The Cultural Politics of Art in Iran

Katrin Nahidi

My book, The Cultural Politics of Art in Iran – Modernism, Exhibitions, and Art Production, revisits the era of modernist art production in Iran from the 1950s to the 1970s. This book highlights that Iranian modernist art was a vibrant and culturally significant form of artistic expression. During this period, artists skillfully incorporated their visual Iranian heritage with modernist techniques, resulting in the creation of artworks that engaged with global artistic discourses and addressed the unique challenges posed by Iran’s modernization programs.

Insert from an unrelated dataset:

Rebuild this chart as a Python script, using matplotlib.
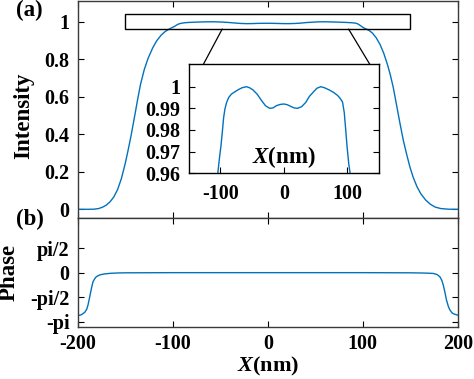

These artistic productions went beyond mere local experiments with Western modernity. Instead, they reflected broader questions of modernity and modernization in Iran. The artists developed their own specific form of modernism, one that aimed to be both modern and distinctly Iranian. Their artistic expression was closely tied to a critique of the Western modernity adaptation, often referred to as “westoxification” (gharbzadegi), as well as the country’s political struggles for liberalization and democracy.

Methodologically, the book employs postcolonial theory and iconographic analysis of the artworks to dismantle imperial conceptions of modernity and potentially decolonize the history of modernist Iranian art. These findings go beyond the local Iranian context, showing the limitations of the traditional and static conceptualization of Western modernity when studying art histories outside the Western world. Consequently, these repercussions have sparked a transformative discourse that challenges previous understandings of modernities, exposes the inherent epistemological violence of modernity, and calls for the development of fresh concepts and the reevaluation of existing definitions.

The inspiration for this book is closely connected to my academic background. In my master’s thesis, I analyzed Shirin Neshat’s feature film Women Without Men (2009) within the broader discourse of Iranian exile and diaspora. Through this analysis, I encountered a prevailing narrative that was present in art historiographical practices about non-Western artists during the early 2000s. These texts propagated the idea that non-Western migrant artists drew inspiration from their premodern cultural heritage and merged it with Western postmodern means of expression. In doing so, these artists appeared to achieve the seemingly impossible task of reconciling Western modernity with Islamic backwardness. Consequently, art historiography and exhibition practices aligned with the political discourses of the early 2000s, which reflected anti-Muslim sentiments, reinforced stereotypes, fostered identity politics, and reduced non-Western artists to their countries of origin.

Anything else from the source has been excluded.